Limitations and tradeoffs

More controls, more latency

Pre-dispatch checks and approvals add overhead. Keep low-risk actions constrained but autonomous.

Approvals can bottleneck throughput

If everything needs approval, nothing scales. Route approvals only for truly high-risk categories.

Checklists decay without ownership

Assign owners and review cadence. A static checklist from six months ago is operational debt.

Frequently Asked Questions

What is the minimum AI agent production checklist?

Minimum does not mean small. You still need policy-before-dispatch checks, approval gates for high-risk actions, immutable decision logs, DLQ ownership, staged rollout gates, and rollback drills.

How many checklist items should block launch?

At least the critical set: controls 1-5, 6, 10, 13, 16, and 17. If one of those fails, do not launch.

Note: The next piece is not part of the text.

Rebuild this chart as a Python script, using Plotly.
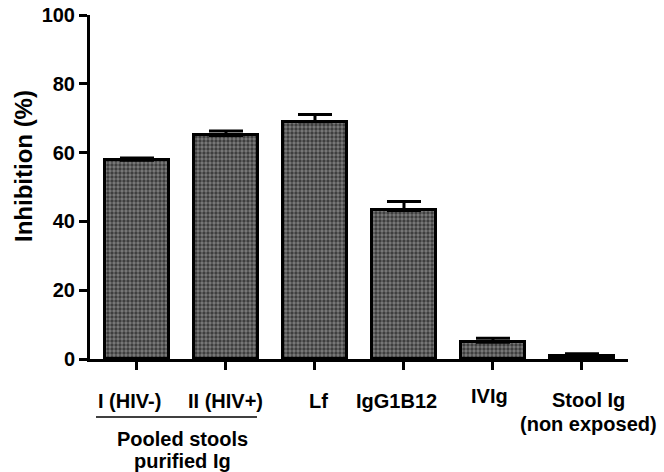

How do I avoid approval fatigue?

Reserve approvals for high-risk actions only. Low-risk actions should auto-pass with constraints. Track approval queue latency and auto-adjust thresholds if reviewers are overloaded.

Is output filtering enough for production safety?

No. Output filtering runs after execution. You still need pre-dispatch controls so dangerous actions are blocked before side effects happen.

What should I test in an incident replay drill?

Test full sequence: detect, stop, isolate, replay, verify idempotency, and produce an audit timeline. If any step requires guesswork, your runbook is incomplete.